What is expected: Reproduce, character for character, the lines below from the first through the one with "import * as". Leave pictures out.

Records for the exercise:
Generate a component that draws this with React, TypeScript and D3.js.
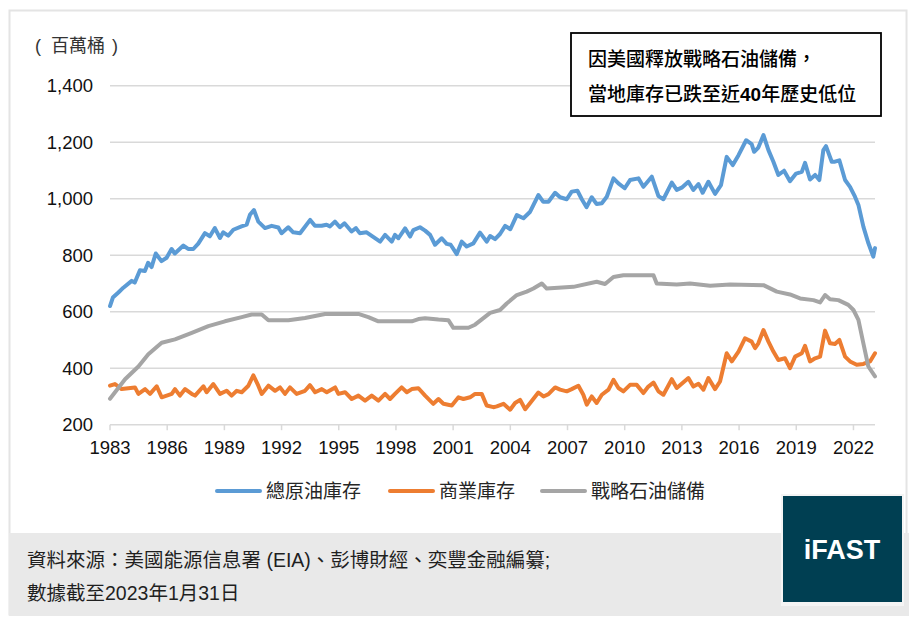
import React from "react";
import * as d3 from "d3";

// [decimal year, million barrels]
const totalStocks: [number, number][] = [
  [1983.0, 620], [1983.15, 650], [1983.44, 668], [1983.7, 685], [1984.14, 709], [1984.3, 703],
  [1984.57, 747], [1984.83, 744], [1985.0, 773], [1985.18, 758], [1985.4, 806], [1985.7, 779],
  [1985.97, 791], [1986.23, 822], [1986.4, 806], [1986.85, 834], [1987.1, 822], [1987.37, 822],
  [1987.63, 841], [1987.98, 878], [1988.24, 867], [1988.5, 896], [1988.77, 861], [1988.94, 881],
  [1989.2, 869], [1989.47, 890], [1989.9, 902], [1990.17, 908], [1990.34, 943], [1990.55, 960],
  [1990.78, 919], [1991.13, 896], [1991.48, 904], [1991.83, 898], [1992.0, 878], [1992.35, 899],
  [1992.61, 881], [1992.97, 878], [1993.5, 925], [1993.75, 904], [1994.1, 904], [1994.36, 908],
  [1994.54, 902], [1994.8, 919], [1995.06, 899], [1995.3, 913], [1995.67, 884], [1995.9, 896],
  [1996.1, 878], [1996.46, 881], [1997.17, 848], [1997.43, 872], [1997.78, 848], [1997.95, 872],
  [1998.13, 860], [1998.48, 895], [1998.74, 866], [1998.91, 889], [1999.26, 899], [1999.53, 887],
  [1999.79, 872], [2000.05, 837], [2000.4, 860], [2000.66, 840], [2000.87, 837], [2001.19, 804],
  [2001.45, 848], [2001.71, 831], [2002.06, 842], [2002.41, 880], [2002.76, 848], [2002.94, 868],
  [2003.2, 857], [2003.46, 875], [2003.73, 904], [2004.0, 892], [2004.34, 942], [2004.69, 931],
  [2005.04, 954], [2005.47, 1013], [2005.73, 989], [2006.0, 989], [2006.35, 1021], [2006.61, 1005],
  [2006.96, 998], [2007.22, 1025], [2007.52, 1028], [2007.75, 998], [2008.0, 970], [2008.27, 1005],
  [2008.53, 981], [2008.8, 984], [2009.06, 1007], [2009.41, 1072], [2009.67, 1054], [2010.0, 1037],
  [2010.28, 1066], [2010.72, 1072], [2010.98, 1042], [2011.42, 1078], [2011.77, 1009], [2012.03, 998],
  [2012.47, 1057], [2012.73, 1031], [2012.99, 1039], [2013.34, 1060], [2013.6, 1031], [2013.87, 1052],
  [2014.09, 1021], [2014.39, 1060], [2014.74, 1017], [2015.05, 1048], [2015.35, 1148], [2015.67, 1119],
  [2015.97, 1154], [2016.37, 1207], [2016.66, 1193], [2016.79, 1166], [2017.01, 1181], [2017.28, 1225],
  [2017.54, 1172], [2017.8, 1131], [2018.06, 1084], [2018.36, 1099], [2018.67, 1062], [2018.99, 1089],
  [2019.29, 1095], [2019.46, 1127], [2019.72, 1068], [2019.99, 1084], [2020.21, 1066], [2020.42, 1172],
  [2020.56, 1186], [2020.86, 1131], [2021.03, 1131], [2021.26, 1136], [2021.56, 1066], [2021.82, 1042],
  [2022.08, 1007], [2022.26, 978], [2022.52, 901], [2022.78, 843], [2023.04, 795], [2023.13, 825],
];

const commercialStocks: [number, number][] = [
  [1983.0, 338], [1983.26, 344], [1983.61, 326], [1984.31, 332], [1984.49, 309], [1984.84, 326],
  [1985.1, 309], [1985.45, 336], [1985.71, 297], [1986.24, 309], [1986.41, 326], [1986.67, 303],
  [1986.94, 326], [1987.29, 309], [1987.46, 303], [1987.9, 336], [1988.07, 315], [1988.42, 344],
  [1988.77, 309], [1989.12, 320], [1989.38, 303], [1989.65, 320], [1989.91, 315], [1990.26, 338],
  [1990.52, 375], [1990.78, 338], [1990.96, 309], [1991.31, 338], [1991.66, 320], [1991.92, 332],
  [1992.18, 309], [1992.44, 332], [1992.79, 309], [1993.23, 320], [1993.49, 340], [1993.76, 315],
  [1994.11, 326], [1994.37, 315], [1994.81, 332], [1994.98, 309], [1995.33, 315], [1995.68, 291],
  [1996.03, 303], [1996.38, 285], [1996.73, 303], [1997.08, 285], [1997.43, 309], [1997.69, 291],
  [1997.95, 309], [1998.3, 332], [1998.57, 315], [1998.83, 326], [1999.18, 329], [1999.53, 303],
  [1999.96, 274], [2000.23, 291], [2000.49, 274], [2000.93, 268], [2001.28, 297], [2001.54, 291],
  [2001.89, 297], [2002.15, 309], [2002.5, 309], [2002.76, 268], [2003.11, 262], [2003.29, 265],
  [2003.64, 274], [2003.99, 253], [2004.25, 277], [2004.51, 288], [2004.78, 255], [2005.04, 277],
  [2005.47, 314], [2005.74, 300], [2006.0, 308], [2006.35, 332], [2006.61, 324], [2006.96, 318],
  [2007.22, 326], [2007.57, 338], [2007.83, 306], [2008.01, 271], [2008.27, 300], [2008.53, 277],
  [2008.8, 306], [2009.15, 324], [2009.41, 359], [2009.67, 330], [2009.93, 318], [2010.28, 341],
  [2010.63, 341], [2010.98, 312], [2011.24, 335], [2011.51, 349], [2011.77, 318], [2012.03, 306],
  [2012.47, 361], [2012.73, 330], [2012.99, 345], [2013.34, 365], [2013.6, 335], [2013.87, 345],
  [2014.13, 324], [2014.39, 365], [2014.74, 326], [2015.0, 353], [2015.35, 453], [2015.62, 424],
  [2015.97, 459], [2016.31, 506], [2016.66, 494], [2016.84, 471], [2017.01, 488], [2017.28, 535],
  [2017.54, 494], [2017.8, 459], [2018.06, 429], [2018.41, 435], [2018.67, 400], [2018.94, 441],
  [2019.29, 453], [2019.46, 479], [2019.72, 424], [2019.99, 435], [2020.25, 441], [2020.51, 533],
  [2020.77, 488], [2021.03, 486], [2021.26, 500], [2021.56, 441], [2021.82, 424], [2022.17, 412],
  [2022.52, 415], [2022.87, 424], [2023.13, 453],
];

const sprStocks: [number, number][] = [
  [1983.0, 292], [1983.79, 361], [1984.49, 406], [1985.01, 449], [1985.71, 490], [1986.41, 502],
  [1987.29, 525], [1988.16, 549], [1989.03, 566], [1989.91, 581], [1990.43, 590], [1990.96, 590],
  [1991.31, 570], [1992.36, 570], [1993.23, 578], [1994.28, 592], [1996.03, 592], [1996.55, 581],
  [1997.08, 566], [1998.83, 566], [1999.18, 574], [1999.53, 577], [2000.23, 572], [2000.75, 570],
  [2001.01, 543], [2001.8, 543], [2002.15, 554], [2002.94, 596], [2003.46, 606], [2003.81, 629],
  [2004.34, 659], [2004.86, 671], [2005.21, 682], [2005.65, 700], [2005.91, 682], [2007.31, 688],
  [2008.53, 706], [2008.97, 698], [2009.41, 723], [2009.93, 729], [2011.51, 729], [2011.68, 700],
  [2012.73, 696], [2013.43, 700], [2014.48, 692], [2015.53, 696], [2017.28, 694], [2017.98, 671],
  [2018.67, 661], [2019.2, 647], [2019.9, 641], [2020.25, 633], [2020.51, 659], [2020.77, 644],
  [2021.21, 641], [2021.73, 624], [2022.0, 606], [2022.26, 571], [2022.52, 488], [2022.78, 406],
  [2023.13, 371],
];

const yTicks = [200, 400, 600, 800, 1000, 1200, 1400];
const xTickYears = [1983, 1986, 1989, 1992, 1995, 1998, 2001, 2004, 2007, 2010, 2013, 2016, 2019, 2022];

const seriesNames = ["總原油庫存", "商業庫存", "戰略石油儲備"];
const seriesColors = ["#5b9bd5", "#ed7d31", "#a5a5a5"];

const LATIN = "'Liberation Sans', Arial, 'Noto Sans CJK TC', sans-serif";

export default function App() {
  const x = d3.scaleLinear().domain([1983, 2023.13]).range([110, 875]);
  const y = d3.scaleLinear().domain([200, 1400]).range([424.7, 85.7]);

  const line = d3
    .line<[number, number]>()
    .x(d => x(d[0]))
    .y(d => y(d[1]));

  const allSeries = [totalStocks, commercialStocks, sprStocks];
  const legendX = [217, 390, 542];

  return (
    <svg
      width={914}
      height={624}
      style={{ position: "absolute", left: 0, top: 0, background: "#fff" }}
      fontFamily={LATIN}
    >
      {/* frame + footer band */}
      <rect x={9.5} y={10.5} width={897} height={604} fill="#fff" stroke="#e4e4e4" strokeWidth={2} />
      <rect x={9} y={533} width={900} height={83} fill="#e9e9e9" />

      <text y={52} fontSize={18} fill="#333">
        <tspan x={35}>(</tspan>
        <tspan x={51}>百萬桶</tspan>
        <tspan x={112}>)</tspan>
      </text>

      {/* grid */}
      {yTicks.map(t => (
        <line key={t} x1={110} x2={875} y1={y(t)} y2={y(t)} stroke="#d9d9d9" strokeWidth={1.5} />
      ))}
      {yTicks.map(t => (
        <text key={"l" + t} x={93} y={y(t)} dy="0.36em" textAnchor="end" fontSize={18.5} fill="#111">
          {d3.format(",")(t)}
        </text>
      ))}

      {xTickYears.map(yr => (
        <g key={yr}>
          <line x1={x(yr)} x2={x(yr)} y1={y(200)} y2={y(200) + 5.5} stroke="#d9d9d9" strokeWidth={1.5} />
          <text x={x(yr)} y={454} textAnchor="middle" fontSize={18.5} fill="#111">{yr}</text>
        </g>
      ))}

      {allSeries.map((s, i) => (
        <path
          key={i}
          d={line(s) || ""}
          fill="none"
          stroke={seriesColors[i]}
          strokeWidth={4}
          strokeLinejoin="round"
          strokeLinecap="round"
        />
      ))}

      {/* legend */}
      {seriesNames.map((n, i) => (
        <g key={n}>
          <line x1={legendX[i]} x2={legendX[i] + 43} y1={491} y2={491} stroke={seriesColors[i]} strokeWidth={4} strokeLinecap="round" />
          <text x={legendX[i] + 49} y={491} dy="0.36em" fontSize={19} fill="#262626">{n}</text>
        </g>
      ))}

      {/* annotation */}
      <rect x={571} y={33} width={310} height={83} fill="#fff" stroke="#000" strokeWidth={1.8} />
      <text x={588} y={66} fontSize={19} fontWeight={500} fill="#000">因美國釋放戰略石油儲備，</text>
      <text x={588} y={100.5} fontSize={19} fontWeight={500} fill="#000">
        當地庫存已跌至近<tspan fontWeight="bold">40</tspan>年歷史低位
      </text>

      {/* footer */}
      <text x={27} y={567} fontSize={19.5} fill="#1f1f1f">資料來源：美國能源信息署 (EIA)、彭博財經、奕豐金融編纂;</text>
      <text x={27} y={600} fontSize={19.5} fill="#1f1f1f">數據截至2023年1月31日</text>

      {/* logo */}
      <rect x={781} y={494} width={123} height={112} fill="#f4f4f4" />
      <rect x={783} y={496} width={119} height={106} fill="#003f52" />
      <text x={842} y={559} textAnchor="middle" fontSize={27} fontWeight="bold" fill="#fff">iFAST</text>
    </svg>
  );
}
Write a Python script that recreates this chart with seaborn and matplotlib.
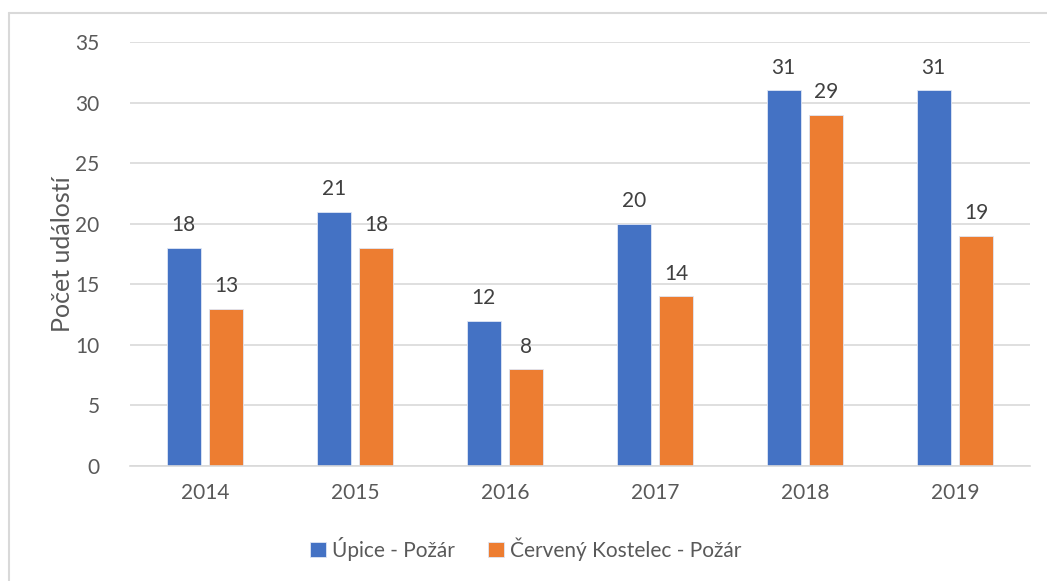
import matplotlib
matplotlib.use("Agg")
import matplotlib.pyplot as plt
from matplotlib.lines import Line2D
import seaborn as sns
import pandas as pd

years = ["2014", "2015", "2016", "2017", "2018", "2019"]
series_names = ["Úpice - Požár", "Červený Kostelec - Požár"]
upice = [18, 21, 12, 20, 31, 31]
kostelec = [13, 18, 8, 14, 29, 19]
yticks = [0, 5, 10, 15, 20, 25, 30, 35]
colors = ["#4472C4", "#ED7D31"]

df = pd.DataFrame({
    "rok": years * 2,
    "serie": [series_names[0]] * len(years) + [series_names[1]] * len(years),
    "pocet": upice + kostelec,
})

sns.set_theme(style="white")
plt.rcParams["font.family"] = ["Lato", "DejaVu Sans"]

fig = plt.figure(figsize=(10.47, 5.81), dpi=100)
ax = fig.add_axes([130 / 1047, 1 - 466 / 581, 900 / 1047, 424 / 581])

sns.barplot(data=df, x="rok", y="pocet", hue="serie", order=years,
            hue_order=series_names, palette=colors, width=0.567, gap=0.21,
            saturation=1, linewidth=0.6, edgecolor="#dfe6f5", ax=ax, legend=True)

ax.set_ylim(0, 35)
ax.set_yticks(yticks)
ax.grid(axis="y", color="#d9d9d9", linewidth=1.2)
ax.set_axisbelow(True)
for s in ["top", "right", "left"]:
    ax.spines[s].set_visible(False)
ax.spines["bottom"].set_color("#d9d9d9")
ax.spines["bottom"].set_linewidth(1.2)
ax.tick_params(axis="both", length=0, labelsize=15, labelcolor="#595959")
ax.tick_params(axis="y", pad=22)
ax.tick_params(axis="x", pad=12)
ax.set_xlabel("")
ax.set_ylabel("Počet událostí", fontsize=18, color="#595959", labelpad=1)

for cont in ax.containers:
    ax.bar_label(cont, padding=9, fontsize=15, color="#404040")

handles, labels = ax.get_legend_handles_labels()
ax.legend(handles, labels, loc="center", bbox_to_anchor=(0.502, 1 - 549 / 581),
          bbox_transform=fig.transFigure, ncol=2, frameon=False, fontsize=15,
          labelcolor="#595959", handlelength=0.75, handleheight=0.75,
          handletextpad=0.3, columnspacing=1.6)

fig.add_artist(Line2D([9 / 1047, 9 / 1047], [0, 1 - 13 / 581], color="#d9d9d9", linewidth=1.5))
fig.add_artist(Line2D([9 / 1047, 1], [1 - 13 / 581, 1 - 13 / 581], color="#d9d9d9", linewidth=1.5))

fig.savefig("out.png", dpi=100)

Exercise output:
Generate a component that draws this with React, TypeScript and D3.js.
import React from "react";
import * as d3 from "d3";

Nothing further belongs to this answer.